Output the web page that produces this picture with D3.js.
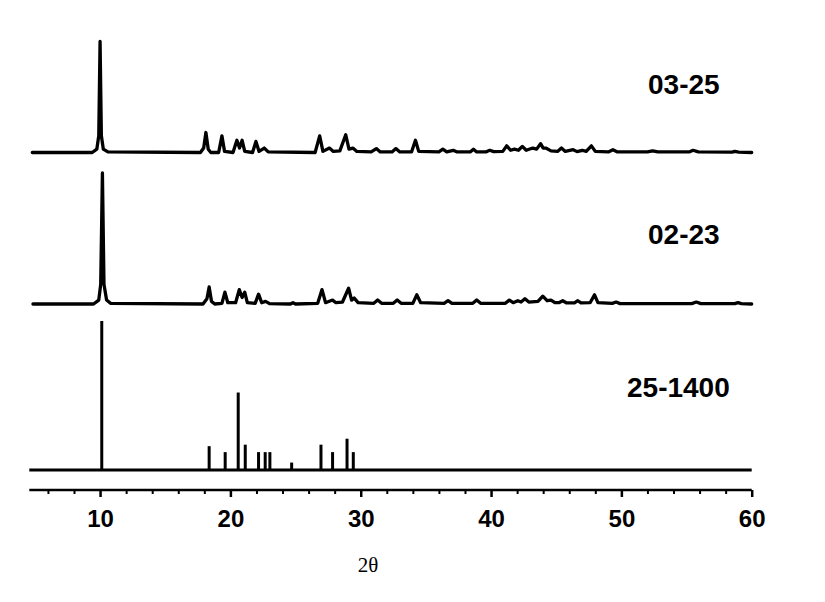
<!DOCTYPE html>
<html>
<head>
<meta charset="utf-8">
<script src="https://cdn.jsdelivr.net/npm/d3@7"></script>
<style>
  html, body { margin: 0; padding: 0; background: #fff; }
  svg { display: block; }
</style>
</head>
<body>
<svg id="chart" width="825" height="602"></svg>
<script>
// ---- Data ----
// Sample names
const seriesNames = ["03-25", "02-23", "25-1400"];

// Measured pattern 03-25: [2theta, relative intensity]
const pattern0325 = [
  [4.8,0],[9.4,0],[9.75,3],[9.9,15],[10.0,100],[10.1,15],[10.25,3],[10.6,0.5],
  [17.7,0],[17.95,4],[18.12,18],[18.3,3],[18.5,0],[19.1,0],[19.35,15],[19.55,1],
  [20.2,0],[20.5,11],[20.7,4],[20.9,11],[21.1,1],[21.7,0],[21.96,10],[22.2,1],
  [22.6,4],[22.9,0.5],[26.5,0],[26.85,15],[27.1,1],[27.6,4],[27.9,1],[28.4,1.5],
  [28.85,16],[29.1,3],[29.4,4],[29.7,1],[30.8,0.5],[31.2,3.5],[31.5,0.5],[32.4,0.5],
  [32.7,3.5],[33.0,0.5],[33.9,0.5],[34.2,11],[34.45,1],[36.0,0.5],[36.3,3],[36.6,0.5],
  [37.1,2],[37.4,0.5],[38.4,0.5],[38.65,3],[38.9,0.5],[39.6,0.5],[39.9,2],[40.2,0.8],
  [40.9,1],[41.2,6],[41.5,2],[41.8,3],[42.1,2],[42.4,5.5],[42.7,2],[43.2,4],[43.5,3],
  [43.8,8],[44.0,4],[44.2,4],[44.6,1.5],[45.1,1],[45.4,4],[45.7,1],[46.3,2.5],[46.6,0.8],
  [47.0,2],[47.3,1],[47.7,6],[48.0,1],[49.0,0.5],[49.35,2.5],[49.7,0.5],[52.0,0.5],
  [52.4,1.5],[52.8,0.5],[55.2,0.5],[55.5,2],[55.9,0.5],[58.5,0.3],[58.7,1],[59.0,0.3],[60,0]
];

// Measured pattern 02-23
const pattern0223 = [
  [4.85,0],[9.5,0],[9.9,3],[10.05,15],[10.18,100],[10.3,15],[10.5,3],[10.8,0.5],
  [17.9,0],[18.2,4],[18.37,13],[18.55,2],[18.8,0],[19.35,0.5],[19.58,9],[19.8,1],
  [20.4,1],[20.68,11],[20.9,5],[21.1,9],[21.3,1],[21.9,0.5],[22.16,7.5],[22.4,1],
  [22.7,2],[23.0,0.3],[24.6,0],[24.8,1],[25.0,0],[26.7,0.5],[27.03,11],[27.3,1],
  [27.84,3],[28.1,1],[28.6,1.5],[29.07,12],[29.3,3],[29.5,4.5],[29.8,1],[31.0,0.5],
  [31.3,3],[31.6,0.5],[32.5,0.5],[32.8,3],[33.1,0.5],[34.0,0.5],[34.3,7],[34.6,1],
  [36.4,0.5],[36.7,2.5],[37.0,0.5],[38.6,0.5],[38.9,3],[39.2,0.5],[41.1,0.5],[41.4,3],
  [41.7,1],[42.05,2.5],[42.3,1.5],[42.6,4],[42.9,1.5],[43.6,2],[43.97,6],[44.3,2.5],
  [44.6,3],[44.9,1],[45.2,1],[45.5,2.5],[45.8,0.8],[46.4,0.8],[46.66,2.5],[46.9,0.8],
  [47.6,1],[47.94,7],[48.2,1],[49.3,0.5],[49.6,1.5],[49.9,0.3],[55.4,0.3],[55.75,1.5],
  [56.1,0.3],[58.7,0.3],[58.95,1],[59.2,0.3],[60,0]
];

// Reference card 25-1400 stick pattern: [2theta, relative intensity]
const card251400 = [
  [10.13,100],[18.37,16],[19.6,12],[20.6,52],[21.14,17],[22.16,12],[22.67,12],
  [23.03,12],[24.7,5],[26.95,17],[27.84,12],[28.95,21],[29.43,12]
];

// Axis
const xDomain = [4.57, 60];
const majorTicks = [10, 20, 30, 40, 50, 60];
const minorTicks = [6, 8, 12, 14, 16, 18, 22, 24, 26, 28, 32, 34, 36, 38, 42, 44, 46, 48, 52, 54, 56, 58];
const xTitle = "2θ";

// ---- Drawing ----
const svg = d3.select("#chart");
const x = d3.scaleLinear().domain(xDomain).range([29.3, 751.7]);

const yTop = d3.scaleLinear().domain([0, 100]).range([152.5, 41.5]);
const yMid = d3.scaleLinear().domain([0, 100]).range([304, 173]);
const yBot = d3.scaleLinear().domain([0, 100]).range([470, 321]);

function drawPattern(data, y) {
  const line = d3.line().x(d => x(d[0])).y(d => y(d[1]));
  svg.append("path")
    .datum(data)
    .attr("d", line)
    .attr("fill", "none")
    .attr("stroke", "#000")
    .attr("stroke-width", 3.3)
    .attr("stroke-linejoin", "round")
    .attr("stroke-linecap", "round");
}
drawPattern(pattern0325, yTop);
drawPattern(pattern0223, yMid);

// Stick pattern baseline
svg.append("line")
  .attr("x1", x(xDomain[0])).attr("x2", x(60))
  .attr("y1", yBot(0)).attr("y2", yBot(0))
  .attr("stroke", "#000").attr("stroke-width", 2.8);

svg.append("g").selectAll("line")
  .data(card251400)
  .join("line")
  .attr("x1", d => x(d[0])).attr("x2", d => x(d[0]))
  .attr("y1", yBot(0)).attr("y2", d => yBot(d[1]))
  .attr("stroke", "#000").attr("stroke-width", 3);

// Labels
const labelPos = [[648, 94], [648, 244], [627, 397]];
svg.append("g").selectAll("text")
  .data(seriesNames)
  .join("text")
  .attr("x", (d, i) => labelPos[i][0])
  .attr("y", (d, i) => labelPos[i][1])
  .attr("font-family", "'Liberation Sans', Arial, sans-serif")
  .attr("font-weight", "bold")
  .attr("font-size", 28)
  .attr("fill", "#000")
  .text(d => d);

// X axis
const axisY = 490;
const gx = svg.append("g").attr("transform", `translate(0,${axisY})`);
const axisMajor = d3.axisBottom(x).tickValues(majorTicks).tickSize(7).tickPadding(13).tickFormat(d3.format("d"));
gx.call(axisMajor);
gx.select(".domain").attr("stroke-width", 2.5).attr("d", `M${x(xDomain[0])},0H${x(60)}`);
gx.selectAll(".tick line").attr("stroke-width", 2.5);
gx.selectAll(".tick text")
  .attr("font-family", "'Liberation Sans', Arial, sans-serif")
  .attr("font-weight", "bold")
  .attr("font-size", 24)
  .attr("fill", "#000");

const gxMinor = svg.append("g").attr("transform", `translate(0,${axisY})`);
gxMinor.call(d3.axisBottom(x).tickValues(minorTicks).tickSize(4).tickFormat(""));
gxMinor.select(".domain").remove();
gxMinor.selectAll(".tick line").attr("stroke-width", 2);

svg.append("text")
  .attr("x", 368).attr("y", 572)
  .attr("text-anchor", "middle")
  .attr("font-family", "'Liberation Serif', 'Times New Roman', serif")
  .attr("font-size", 21)
  .attr("fill", "#000")
  .text(xTitle);
</script>
</body>
</html>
----------
* **WHAT IS NEEDED**:
Your copy of the data above should match it exactly, except that pictures are left out.

* **OUTPUT FOR THIS TASK**:
Output the web page that produces this picture with D3.js.
<!DOCTYPE html>
<html>
<head>
<meta charset="utf-8">
<script src="https://cdn.jsdelivr.net/npm/d3@7"></script>
<style>
  html, body { margin: 0; padding: 0; background: #fff; }
  svg { display: block; }
</style>
</head>
<body>
<svg id="chart" width="825" height="602"></svg>
<script>
// ---- Data ----
// Sample names
const seriesNames = ["03-25", "02-23", "25-1400"];

// Measured pattern 03-25: [2theta, relative intensity]
const pattern0325 = [
  [4.8,0],[9.4,0],[9.75,3],[9.9,15],[10.0,100],[10.1,15],[10.25,3],[10.6,0.5],
  [17.7,0],[17.95,4],[18.12,18],[18.3,3],[18.5,0],[19.1,0],[19.35,15],[19.55,1],
  [20.2,0],[20.5,11],[20.7,4],[20.9,11],[21.1,1],[21.7,0],[21.96,10],[22.2,1],
  [22.6,4],[22.9,0.5],[26.5,0],[26.85,15],[27.1,1],[27.6,4],[27.9,1],[28.4,1.5],
  [28.85,16],[29.1,3],[29.4,4],[29.7,1],[30.8,0.5],[31.2,3.5],[31.5,0.5],[32.4,0.5],
  [32.7,3.5],[33.0,0.5],[33.9,0.5],[34.2,11],[34.45,1],[36.0,0.5],[36.3,3],[36.6,0.5],
  [37.1,2],[37.4,0.5],[38.4,0.5],[38.65,3],[38.9,0.5],[39.6,0.5],[39.9,2],[40.2,0.8],
  [40.9,1],[41.2,6],[41.5,2],[41.8,3],[42.1,2],[42.4,5.5],[42.7,2],[43.2,4],[43.5,3],
  [43.8,8],[44.0,4],[44.2,4],[44.6,1.5],[45.1,1],[45.4,4],[45.7,1],[46.3,2.5],[46.6,0.8],
  [47.0,2],[47.3,1],[47.7,6],[48.0,1],[49.0,0.5],[49.35,2.5],[49.7,0.5],[52.0,0.5],
  [52.4,1.5],[52.8,0.5],[55.2,0.5],[55.5,2],[55.9,0.5],[58.5,0.3],[58.7,1],[59.0,0.3],[60,0]
];

// Measured pattern 02-23
const pattern0223 = [
  [4.85,0],[9.5,0],[9.9,3],[10.05,15],[10.18,100],[10.3,15],[10.5,3],[10.8,0.5],
  [17.9,0],[18.2,4],[18.37,13],[18.55,2],[18.8,0],[19.35,0.5],[19.58,9],[19.8,1],
  [20.4,1],[20.68,11],[20.9,5],[21.1,9],[21.3,1],[21.9,0.5],[22.16,7.5],[22.4,1],
  [22.7,2],[23.0,0.3],[24.6,0],[24.8,1],[25.0,0],[26.7,0.5],[27.03,11],[27.3,1],
  [27.84,3],[28.1,1],[28.6,1.5],[29.07,12],[29.3,3],[29.5,4.5],[29.8,1],[31.0,0.5],
  [31.3,3],[31.6,0.5],[32.5,0.5],[32.8,3],[33.1,0.5],[34.0,0.5],[34.3,7],[34.6,1],
  [36.4,0.5],[36.7,2.5],[37.0,0.5],[38.6,0.5],[38.9,3],[39.2,0.5],[41.1,0.5],[41.4,3],
  [41.7,1],[42.05,2.5],[42.3,1.5],[42.6,4],[42.9,1.5],[43.6,2],[43.97,6],[44.3,2.5],
  [44.6,3],[44.9,1],[45.2,1],[45.5,2.5],[45.8,0.8],[46.4,0.8],[46.66,2.5],[46.9,0.8],
  [47.6,1],[47.94,7],[48.2,1],[49.3,0.5],[49.6,1.5],[49.9,0.3],[55.4,0.3],[55.75,1.5],
  [56.1,0.3],[58.7,0.3],[58.95,1],[59.2,0.3],[60,0]
];

// Reference card 25-1400 stick pattern: [2theta, relative intensity]
const card251400 = [
  [10.13,100],[18.37,16],[19.6,12],[20.6,52],[21.14,17],[22.16,12],[22.67,12],
  [23.03,12],[24.7,5],[26.95,17],[27.84,12],[28.95,21],[29.43,12]
];

// Axis
const xDomain = [4.57, 60];
const majorTicks = [10, 20, 30, 40, 50, 60];
const minorTicks = [6, 8, 12, 14, 16, 18, 22, 24, 26, 28, 32, 34, 36, 38, 42, 44, 46, 48, 52, 54, 56, 58];
const xTitle = "2θ";

// ---- Drawing ----
const svg = d3.select("#chart");
const x = d3.scaleLinear().domain(xDomain).range([29.3, 751.7]);

const yTop = d3.scaleLinear().domain([0, 100]).range([152.5, 41.5]);
const yMid = d3.scaleLinear().domain([0, 100]).range([304, 173]);
const yBot = d3.scaleLinear().domain([0, 100]).range([470, 321]);

function drawPattern(data, y) {
  const line = d3.line().x(d => x(d[0])).y(d => y(d[1]));
  svg.append("path")
    .datum(data)
    .attr("d", line)
    .attr("fill", "none")
    .attr("stroke", "#000")
    .attr("stroke-width", 3.3)
    .attr("stroke-linejoin", "round")
    .attr("stroke-linecap", "round");
}
drawPattern(pattern0325, yTop);
drawPattern(pattern0223, yMid);

// Stick pattern baseline
svg.append("line")
  .attr("x1", x(xDomain[0])).attr("x2", x(60))
  .attr("y1", yBot(0)).attr("y2", yBot(0))
  .attr("stroke", "#000").attr("stroke-width", 2.8);

svg.append("g").selectAll("line")
  .data(card251400)
  .join("line")
  .attr("x1", d => x(d[0])).attr("x2", d => x(d[0]))
  .attr("y1", yBot(0)).attr("y2", d => yBot(d[1]))
  .attr("stroke", "#000").attr("stroke-width", 3);

// Labels
const labelPos = [[648, 94], [648, 244], [627, 397]];
svg.append("g").selectAll("text")
  .data(seriesNames)
  .join("text")
  .attr("x", (d, i) => labelPos[i][0])
  .attr("y", (d, i) => labelPos[i][1])
  .attr("font-family", "'Liberation Sans', Arial, sans-serif")
  .attr("font-weight", "bold")
  .attr("font-size", 28)
  .attr("fill", "#000")
  .text(d => d);

// X axis
const axisY = 490;
const gx = svg.append("g").attr("transform", `translate(0,${axisY})`);
const axisMajor = d3.axisBottom(x).tickValues(majorTicks).tickSize(7).tickPadding(13).tickFormat(d3.format("d"));
gx.call(axisMajor);
gx.select(".domain").attr("stroke-width", 2.5).attr("d", `M${x(xDomain[0])},0H${x(60)}`);
gx.selectAll(".tick line").attr("stroke-width", 2.5);
gx.selectAll(".tick text")
  .attr("font-family", "'Liberation Sans', Arial, sans-serif")
  .attr("font-weight", "bold")
  .attr("font-size", 24)
  .attr("fill", "#000");

const gxMinor = svg.append("g").attr("transform", `translate(0,${axisY})`);
gxMinor.call(d3.axisBottom(x).tickValues(minorTicks).tickSize(4).tickFormat(""));
gxMinor.select(".domain").remove();
gxMinor.selectAll(".tick line").attr("stroke-width", 2);

svg.append("text")
  .attr("x", 368).attr("y", 572)
  .attr("text-anchor", "middle")
  .attr("font-family", "'Liberation Serif', 'Times New Roman', serif")
  .attr("font-size", 21)
  .attr("fill", "#000")
  .text(xTitle);
</script>
</body>
</html>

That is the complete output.